Jeżeli zaczynacie planować nowy rok ogrodniczy, warto się zastanowić nad miejscem na kompost przydomowy. Może on poprawić życie nie tylko waszych roślin, ale również wasze! My, nasz kompostownik mamy dopiero jeden rok, ale już zeszłego lata mogłyśmy zobaczyć, jak wiele on nam daje.
Gdzie założyć kompost przydomowy?
Oczywiście na ogrodzie. Najlepiej jest go zakładać w miejscu mało reprezentatywnym oraz tam gdzie mamy więcej miejsca np. przy płocie – trawa tam z reguły nie rośnie, jest też trochę cienia. Najważniejsze, żeby nam nie przeszkadzał.
Jak zrobić kompost przydomowy?
My zrobiłyśmy go przede wszystkim z trzech zużytych palet – posłużyły one do ”obudowania” kompostownika z jednej strony, ponieważ z drugiej granicę wyznacza płot. W zwyczajny sposób przywiązałyśmy owe palety za pomocą zużytych rajstop do drzew, które były obok. Dzięki temu miałyśmy pewność, że nie będą się ruszały.
Gdy już mamy wyznaczone miejsce to na sam dół należy położyć kilka ściętych i grubych gałęzi/patyków. Nie tylko się ich skutecznie pozbędziemy, ale również zapewnią napowietrzanie kompostu. Potem wystarczy go już tylko zapełniać.

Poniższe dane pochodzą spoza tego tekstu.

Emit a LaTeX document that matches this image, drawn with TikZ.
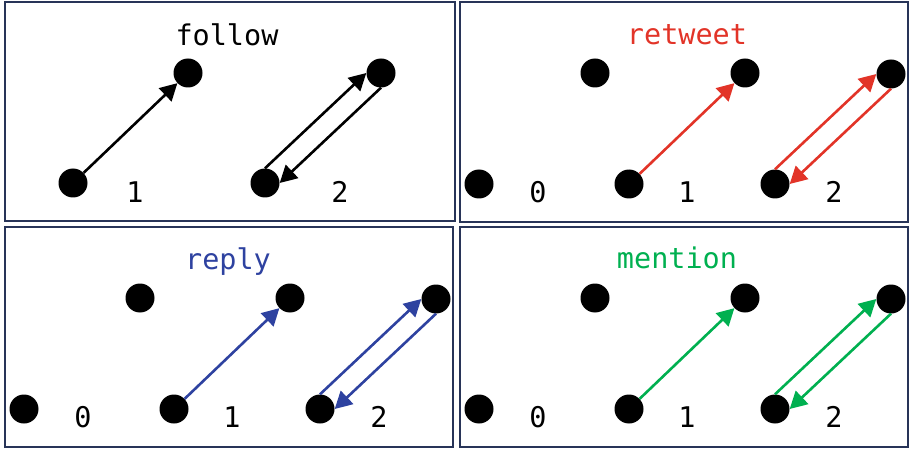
\documentclass[tikz,border=0pt]{standalone}
\usepackage{fontspec}
\setmonofont{DejaVu Sans Mono}
\usepackage{tikz}
\usetikzlibrary{arrows.meta}
\definecolor{framecol}{RGB}{40,52,88}
\definecolor{rtred}{RGB}{226,52,40}
\definecolor{rpblue}{RGB}{46,66,160}
\definecolor{mngreen}{RGB}{0,176,80}
\tikzset{
  dot/.style={circle,fill=black,minimum size=29pt,inner sep=0pt},
  panel/.style={draw=framecol,line width=2.4pt},
  edge/.style={line width=2.6pt,-{Triangle[length=17pt,width=18pt]}},
  title/.style={font=\ttfamily\fontsize{28.5}{30}\selectfont},
  count/.style={font=\ttfamily\fontsize{28.5}{30}\selectfont},
}

\begin{document}
\begin{tikzpicture}[x=1pt,y=-1pt]
  \useasboundingbox (0,0) rectangle (910,449);
  % follow: no isolated pair
  \begin{scope}[shift={(5,2)}]
    \draw[panel] (0,0) rectangle (450,219);
    \node[title] (fw-title) at (222,33) {follow};
    \node[dot] (fw-1a) at (68,181) {};
    \node[dot] (fw-1b) at (183,71) {};
    \node[dot] (fw-2a) at (260,181) {};
    \node[dot] (fw-2b) at (376,71) {};
    \node[count] (fw-1) at (130,190) {1};
    \node[count] (fw-2) at (335,190) {2};
    \draw[edge] (fw-1a) -- (fw-1b);
    \draw[edge] (fw-2a.north) -- (fw-2b.west);
    \draw[edge] (fw-2b.south) -- (fw-2a.east);
  \end{scope}
  % retweet, reply, mention
  \foreach \ox/\oy/\nm/\lab/\col/\tx/\ty in {460/2/rt/retweet/rtred/227/33,
                                              5/227/rp/reply/rpblue/223/35,
                                              460/227/mn/mention/mngreen/217/31}{
    \begin{scope}[shift={(\ox,\oy)}]
      \draw[panel] (0,0) rectangle (448,220);
      \node[title,text=\col] (\nm-title) at (\tx,\ty) {\lab};
      \node[dot] (\nm-0a) at (19,182) {};
      \node[dot] (\nm-0b) at (135,71) {};
      \node[dot] (\nm-1a) at (169,182) {};
      \node[dot] (\nm-1b) at (285,71) {};
      \node[dot] (\nm-2a) at (315,182) {};
      \node[dot] (\nm-2b) at (431,72) {};
      \node[count] (\nm-0) at (78,190) {0};
      \node[count] (\nm-1) at (227,190) {1};
      \node[count] (\nm-2) at (374,190) {2};
      \draw[edge,\col] (\nm-1a) -- (\nm-1b);
      \draw[edge,\col] (\nm-2a.north) -- (\nm-2b.west);
      \draw[edge,\col] (\nm-2b.south) -- (\nm-2a.east);
    \end{scope}
  }
\end{tikzpicture}
\end{document}
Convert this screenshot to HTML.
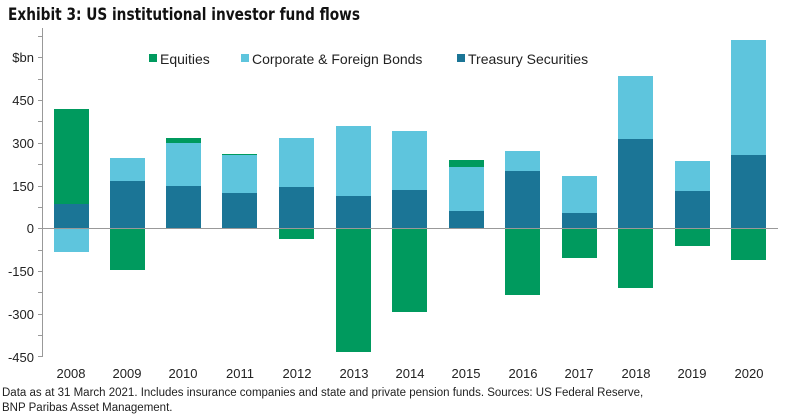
<!DOCTYPE html><html><head><style>body{margin:0;background:#fff}svg{display:block}text{font-family:"Liberation Sans",sans-serif}</style></head><body>
<svg width="800" height="415" xmlns="http://www.w3.org/2000/svg">
<text x="8" y="20" font-size="17" font-weight="bold" fill="#111" textLength="352" lengthAdjust="spacingAndGlyphs" style="font-family:'DejaVu Sans Condensed','Liberation Sans Narrow','Liberation Sans',sans-serif">Exhibit 3: US institutional investor fund flows</text>
<g fill="#1b7596">
<rect x="54" y="204" width="35" height="24"/><rect x="110" y="181" width="35" height="47"/><rect x="166" y="186" width="35" height="42"/><rect x="222" y="193" width="35" height="35"/><rect x="279" y="187" width="35" height="41"/><rect x="336" y="196" width="35" height="32"/><rect x="392" y="190" width="35" height="38"/><rect x="449" y="211" width="35" height="17"/><rect x="505" y="171" width="35" height="57"/><rect x="562" y="213" width="35" height="15"/><rect x="618" y="139" width="35" height="89"/><rect x="675" y="191" width="35" height="37"/><rect x="731" y="155" width="35" height="73"/></g>
<g fill="#5ec5dd">
<rect x="54" y="228" width="35" height="24"/><rect x="110" y="158" width="35" height="23"/><rect x="166" y="143" width="35" height="43"/><rect x="222" y="155" width="35" height="38"/><rect x="279" y="138" width="35" height="49"/><rect x="336" y="126" width="35" height="70"/><rect x="392" y="131" width="35" height="59"/><rect x="449" y="167" width="35" height="44"/><rect x="505" y="151" width="35" height="20"/><rect x="562" y="176" width="35" height="37"/><rect x="618" y="76" width="35" height="63"/><rect x="675" y="161" width="35" height="30"/><rect x="731" y="40" width="35" height="115"/></g>
<g fill="#009a5e">
<rect x="54" y="109" width="35" height="95"/><rect x="110" y="228" width="35" height="42"/><rect x="166" y="138" width="35" height="5"/><rect x="222" y="154" width="35" height="1"/><rect x="279" y="228" width="35" height="11"/><rect x="336" y="228" width="35" height="124"/><rect x="392" y="228" width="35" height="84"/><rect x="449" y="160" width="35" height="7"/><rect x="505" y="228" width="35" height="67"/><rect x="562" y="228" width="35" height="30"/><rect x="618" y="228" width="35" height="60"/><rect x="675" y="228" width="35" height="18"/><rect x="731" y="228" width="35" height="32"/></g>
<g stroke="#999" stroke-width="1">
<line x1="42.5" y1="28" x2="42.5" y2="357"/><line x1="42" y1="228.5" x2="778" y2="228.5"/>
<path d="M38 36.5h4M38 57.5h4M38 79.5h4M38 100.5h4M38 121.5h4M38 143.5h4M38 164.5h4M38 186.5h4M38 207.5h4M38 228.5h4M38 250.5h4M38 271.5h4M38 292.5h4M38 314.5h4M38 335.5h4M38 356.5h4"/></g>
<g font-size="13" fill="#222" text-anchor="end">
<text x="34" y="62">$bn</text><text x="34" y="105">450</text><text x="34" y="148">300</text><text x="34" y="191">150</text><text x="34" y="233">0</text><text x="34" y="276">-150</text><text x="34" y="319">-300</text><text x="34" y="362">-450</text></g>
<g font-size="13" fill="#222" text-anchor="middle">
<text x="71" y="378">2008</text><text x="127" y="378">2009</text><text x="183" y="378">2010</text><text x="240" y="378">2011</text><text x="297" y="378">2012</text><text x="354" y="378">2013</text><text x="410" y="378">2014</text><text x="466" y="378">2015</text><text x="523" y="378">2016</text><text x="579" y="378">2017</text><text x="636" y="378">2018</text><text x="692" y="378">2019</text><text x="749" y="378">2020</text></g>
<rect x="149" y="54" width="8" height="8" fill="#009a5e"/><text x="160" y="64" font-size="14" fill="#222">Equities</text>
<rect x="241" y="54" width="8" height="8" fill="#5ec5dd"/><text x="252" y="64" font-size="14" fill="#222">Corporate &amp; Foreign Bonds</text>
<rect x="457" y="54" width="8" height="8" fill="#1b7596"/><text x="468" y="64" font-size="14" fill="#222">Treasury Securities</text>
<text x="2" y="396" font-size="11.5" fill="#222">Data as at 31 March 2021. Includes insurance companies and state and private pension funds. Sources: US Federal Reserve,</text>
<text x="2" y="411" font-size="11.5" fill="#222">BNP Paribas Asset Management.</text>
</svg></body></html>
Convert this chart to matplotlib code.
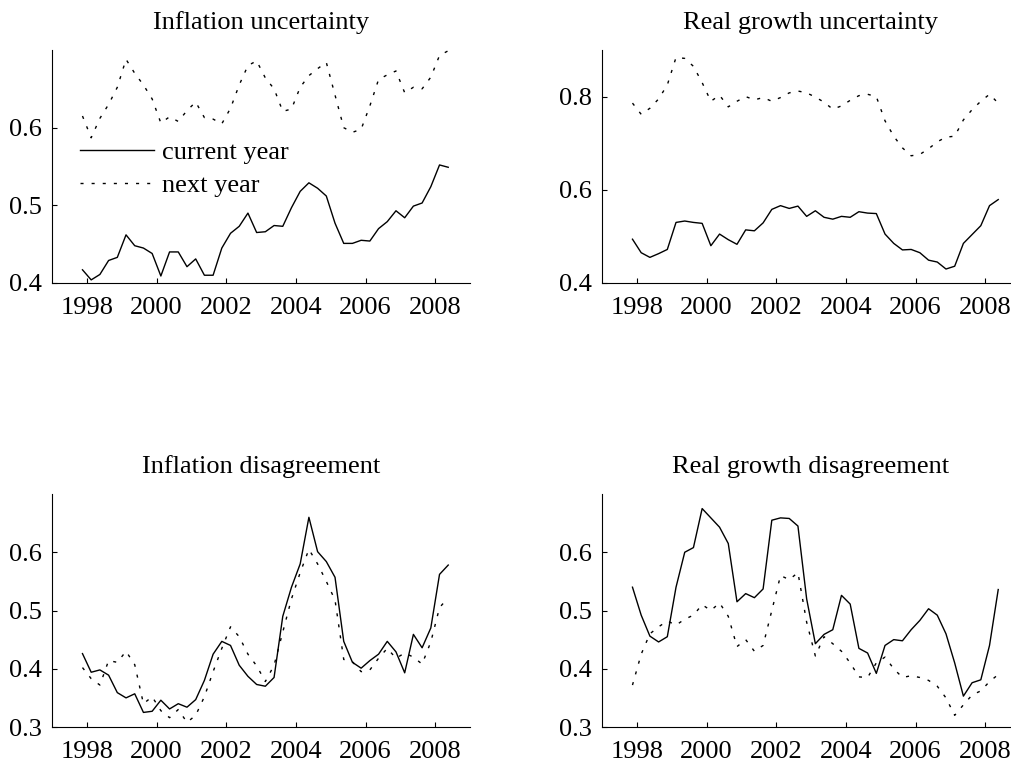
import numpy as np
import matplotlib
matplotlib.use("Agg")
import matplotlib.pyplot as plt

plt.rcParams["font.family"] = ["Liberation Serif", "DejaVu Serif"]
plt.rcParams["font.size"] = 19

# quarterly observations, first one in late 1997
start_year = 1997.875
n_quarters = 43

infl_unc_cur = [0.417, 0.404, 0.411, 0.429, 0.433, 0.462, 0.448, 0.445, 0.438, 0.409, 0.440,
                0.440, 0.421, 0.431, 0.410, 0.410, 0.445, 0.464, 0.473, 0.490, 0.465, 0.466,
                0.474, 0.473, 0.497, 0.518, 0.529, 0.522, 0.512, 0.477, 0.451, 0.451, 0.455,
                0.454, 0.470, 0.479, 0.493, 0.484, 0.499, 0.503, 0.524, 0.552, 0.549]
infl_unc_next = [0.615, 0.587, 0.612, 0.630, 0.652, 0.688, 0.670, 0.655, 0.637, 0.606, 0.614,
                 0.608, 0.622, 0.633, 0.613, 0.611, 0.605, 0.625, 0.655, 0.680, 0.686, 0.664,
                 0.650, 0.621, 0.624, 0.652, 0.667, 0.676, 0.684, 0.642, 0.600, 0.594, 0.598,
                 0.628, 0.662, 0.668, 0.673, 0.645, 0.652, 0.650, 0.665, 0.693, 0.699]

growth_unc_cur = [0.494, 0.465, 0.455, 0.463, 0.472, 0.530, 0.533, 0.530, 0.528, 0.480, 0.505,
                  0.493, 0.483, 0.514, 0.512, 0.529, 0.558, 0.566, 0.560, 0.565, 0.543, 0.555,
                  0.541, 0.537, 0.543, 0.541, 0.553, 0.550, 0.549, 0.505, 0.485, 0.471, 0.472,
                  0.465, 0.449, 0.445, 0.430, 0.436, 0.485, 0.504, 0.523, 0.566, 0.579]
growth_unc_next = [0.786, 0.762, 0.775, 0.795, 0.825, 0.884, 0.882, 0.865, 0.830, 0.790, 0.803,
                   0.778, 0.790, 0.800, 0.793, 0.798, 0.790, 0.798, 0.808, 0.812, 0.808, 0.799,
                   0.788, 0.773, 0.780, 0.792, 0.802, 0.805, 0.800, 0.748, 0.715, 0.690, 0.673,
                   0.676, 0.688, 0.703, 0.713, 0.715, 0.750, 0.772, 0.790, 0.805, 0.786]

infl_dis_cur = [0.426, 0.394, 0.398, 0.389, 0.359, 0.350, 0.357, 0.325, 0.327, 0.346, 0.331,
                0.340, 0.334, 0.347, 0.380, 0.425, 0.447, 0.440, 0.406, 0.387, 0.373, 0.370,
                0.385, 0.490, 0.540, 0.580, 0.660, 0.601, 0.584, 0.557, 0.447, 0.411, 0.401,
                0.414, 0.425, 0.447, 0.429, 0.393, 0.459, 0.436, 0.470, 0.562, 0.578]
infl_dis_next = [0.402, 0.383, 0.372, 0.414, 0.411, 0.430, 0.407, 0.340, 0.352, 0.328, 0.316,
                 0.330, 0.308, 0.320, 0.352, 0.395, 0.435, 0.472, 0.455, 0.425, 0.405, 0.378,
                 0.406, 0.463, 0.520, 0.565, 0.605, 0.580, 0.550, 0.518, 0.416, 0.412, 0.395,
                 0.398, 0.418, 0.435, 0.418, 0.427, 0.420, 0.408, 0.446, 0.505, 0.522]

growth_dis_cur = [0.540, 0.492, 0.456, 0.446, 0.455, 0.540, 0.600, 0.608, 0.675, 0.659, 0.643,
                  0.615, 0.515, 0.529, 0.522, 0.537, 0.655, 0.659, 0.658, 0.645, 0.520, 0.443,
                  0.459, 0.467, 0.526, 0.511, 0.435, 0.427, 0.392, 0.440, 0.450, 0.448, 0.467,
                  0.483, 0.503, 0.492, 0.460, 0.410, 0.353, 0.376, 0.381, 0.440, 0.536]
growth_dis_next = [0.372, 0.425, 0.460, 0.472, 0.482, 0.475, 0.485, 0.492, 0.510, 0.500, 0.513,
                   0.490, 0.438, 0.450, 0.430, 0.440, 0.500, 0.560, 0.553, 0.565, 0.480, 0.422,
                   0.455, 0.443, 0.430, 0.410, 0.386, 0.385, 0.410, 0.420, 0.400, 0.385, 0.388,
                   0.385, 0.380, 0.370, 0.350, 0.320, 0.338, 0.355, 0.362, 0.378, 0.390]

titles = ["Inflation uncertainty", "Real growth uncertainty",
          "Inflation disagreement", "Real growth disagreement"]
ylims = [(0.4, 0.7), (0.4, 0.9), (0.3, 0.7), (0.3, 0.7)]
yticks = [[0.4, 0.5, 0.6], [0.4, 0.6, 0.8], [0.3, 0.4, 0.5, 0.6], [0.3, 0.4, 0.5, 0.6]]
xticks = [1998, 2000, 2002, 2004, 2006, 2008]
labels = ["current year", "next year"]

W, H = 1012, 762
# axes boxes in pixels: left, top, right, bottom
boxes = [(52, 50, 470, 283), (602, 50, 1020, 283),
         (52, 494, 470, 727), (602, 494, 1020, 727)]

t = start_year + 0.25 * np.arange(n_quarters)
series = [(infl_unc_cur, infl_unc_next), (growth_unc_cur, growth_unc_next),
          (infl_dis_cur, infl_dis_next), (growth_dis_cur, growth_dis_next)]

fig = plt.figure(figsize=(W / 100, H / 100), dpi=100)
dots = (0, (2.2, 5.8))
for i, (l, tp, r, b) in enumerate(boxes):
    ax = fig.add_axes([l / W, 1 - b / H, (r - l) / W, (b - tp) / H])
    cur, nxt = series[i]
    ax.plot(t, cur, color="black", lw=1.0, label=labels[0])
    ax.plot(t, nxt, color="black", lw=1.0, linestyle=dots, label=labels[1])
    ax.set_xlim(1997, 2009)
    ax.set_ylim(*ylims[i])
    ax.set_xticks(xticks)
    ax.set_yticks(yticks[i])
    ax.yaxis.set_major_formatter(matplotlib.ticker.FormatStrFormatter("%.1f"))
    for s in ["top", "right"]:
        ax.spines[s].set_visible(False)
    ax.tick_params(direction="in", length=3.5, width=0.8)
    ax.tick_params(axis="x", pad=10)
    ax.tick_params(axis="y", pad=7)
    ax.set_title(titles[i], pad=15, fontsize=19)
    if i == 0:
        ax.legend(loc="upper left", bbox_to_anchor=(0.068, 0.61), frameon=False,
                  handlelength=2.8, handletextpad=0.3, labelspacing=0.35,
                  borderaxespad=0, borderpad=0)

fig.savefig("out.png", dpi=100)
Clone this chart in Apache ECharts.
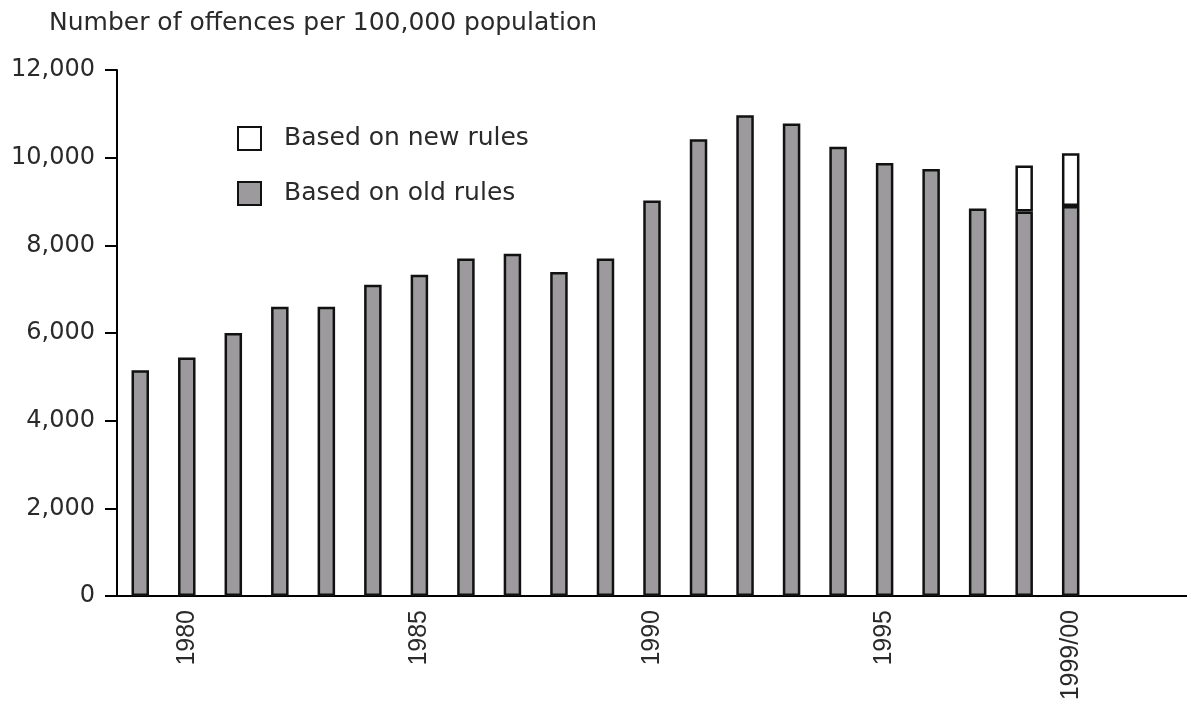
<!DOCTYPE html>
<html>
<head>
<meta charset="utf-8">
<script src="https://cdn.jsdelivr.net/npm/echarts@6/dist/echarts.min.js"></script>
<style>html,body{margin:0;padding:0;background:#fff}#c{width:1187px;height:713px}</style>
</head>
<body>
<div id="c"></div>
<script>
const years = ['1979','1980','1981','1982','1983','1984','1985','1986','1987','1988','1989','1990','1991','1992','1993','1994','1995','1996','1997','1998/99','1999/00'];
const oldRules = [5150,5440,6000,6600,6600,7100,7330,7700,7810,7390,7700,9020,10420,10970,10780,10250,9880,9740,8840,8770,8900];
const newRules = [null,null,null,null,null,null,null,null,null,null,null,null,null,null,null,null,null,null,null,9820,10100];
const shownLabels = ['1980','1985','1990','1995','1999/00'];
const yTicks = [0,2000,4000,6000,8000,10000,12000];

const newIncrement = newRules.map((v,i) => v == null ? null : v - oldRules[i]);
const axisCats = years.concat(['','']);

const chart = echarts.init(document.getElementById('c'), null, {renderer:'canvas'});
chart.setOption({
  animation:false,
  backgroundColor:'#fff',
  title:{
    text:'Number of offences per 100,000 population',
    left:44, top:6,
    textStyle:{fontFamily:'DejaVu Sans', fontSize:25, fontWeight:'normal', color:'#2a2a2a'}
  },
  legend:{
    orient:'vertical', left:232, top:121,
    itemWidth:23, itemHeight:23, itemGap:30,
    icon:'rect',
    data:['Based on new rules','Based on old rules'],
    textStyle:{fontFamily:'DejaVu Sans', fontSize:25, color:'#2a2a2a', padding:[0,0,0,18]}
  },
  grid:{left:117, right:-6, top:70, bottom:117, containLabel:false},
  xAxis:{
    type:'category', data:axisCats, boundaryGap:true,
    axisLine:{lineStyle:{color:'#000', width:2}},
    axisTick:{show:false},
    axisLabel:{
      rotate:90, margin:14, color:'#2a2a2a',
      fontFamily:'Liberation Sans', fontSize:25,
      interval:(i,v)=>shownLabels.indexOf(v)>=0
    }
  },
  yAxis:{
    type:'value', min:yTicks[0], max:yTicks[yTicks.length-1], interval:2000,
    axisLine:{show:true, lineStyle:{color:'#000', width:2}},
    axisTick:{show:true, length:12, lineStyle:{color:'#000', width:2}},
    splitLine:{show:false},
    axisLabel:{
      margin:22, color:'#2a2a2a', fontFamily:'DejaVu Sans', fontSize:24,
      formatter:v=>v.toLocaleString('en-US')
    }
  },
  series:[
    {
      name:'Based on old rules', type:'bar', stack:'t', barWidth:17.5,
      data:oldRules,
      itemStyle:{color:'#9c9a9d', borderColor:'#111', borderWidth:2.5}
    },
    {
      name:'Based on new rules', type:'bar', stack:'t', barWidth:17.5,
      data:newIncrement,
      itemStyle:{color:'#fff', borderColor:'#111', borderWidth:2.5}
    }
  ]
});
</script>
</body>
</html>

A czym możemy go zapełniać?
My wrzucamy tam przede wszystkim skoszoną trawę. Natomiast trafiają tam również resztki z domu np. łupiny, obierki z ziemniaków i nie tylko, resztki sałaty i kapusty z czyszczenia oraz resztki z dyni czy fusy z kawy/herbaty. Oczywiście nie wyrzucamy tam wszystkiego, żeby powstrzymać niewłaściwą fermentację i wytwarzanie nieprzyjemnego zapachu, ze względu na otaczających nas sąsiadów.
Kompost w trakcie roku
1. W ciągu lata dwa razy przyspieszałyśmy kompostowanie – wyczytałyśmy, żeby w ciepłej wodzie rozrobić drożdże z cukrem i polać.
DOMOWY SPOSÓB NA PRZYSPIESZENIE KOMPOSTOWANIA:
Kostkę drożdży i 30-40 dekagramów cukru rozpuścić w 10 litrach ciepłej wody (40 stopni Celsjusza). Jest to proporcja na ok. 1 m sześcienny kompostownika.
Za jakiś czas dodatkowo sypnęłyśmy specjalnym środkiem przyspieszającym kompostowanie, taki ”starter kompostowy”. Efekt poznamy dopiero na wiosnę przy zasilaniu.
2. Jesienią, już na sam koniec sezonu, przerzuciłyśmy cały kompost do góry nogami, żeby równomiernie się rozkładał (fermentował).
3. Zimą nie musiałyśmy nic z nim robić, nawet niczym go nie przykrywałyśmy.
Dobrze, wiemy już co i jak, ale co za sobą niesie kompost przydomowy? Przede wszystkim możemy na nim bardzo dużo zaoszczędzić – mniej wydamy pieniędzy na pełnowartościową ziemię ogrodniczą, ponieważ jej część możecie zastąpić kompostem. Drugim bardzo dużym plusem jest fakt, że ograniczamy użycie chemii na ogrodzie. Jesteśmy ekologiczni i gospodarni, ze względu na to, że sami przetwarzamy domowe odpadki.
Efektem tego wszystkiego jest to, że rośliny bardzo dobrze taki kompost tolerują oraz świetnie rosną w podłożu z jego dodatkiem.
Na koniec chcemy was wszystkim zachęcić do komentowania, pytania oraz dzielenia się z nami swoimi ogrodowymi pomysłami, które lubicie. Jeśli jesteście ciekawi jak wykorzystać jesienne liście to gorąco zapraszamy do postu o Ziemi Liściowej, natomiast jeśli jesteście ciekawi jak konkretnie wykorzystać własny kompost polecamy wam artykuł o Poszerzaniu Rabaty oraz o Podwyższanych rabatach 🙂
Droga Autorko!
Rewelacyjny pomysł !
Zgodnie z instrukcją mój mąż wyknał kompostownik .
Dziękuję w naszym wspólnym imieniu za cenne wskazówki !
Pozdrawiamy Ewelina i Andrzej
Bardzo się cieszymy, że nasz artykuł okazał się pomocny. Na pewno kompostownik Wam posłuży.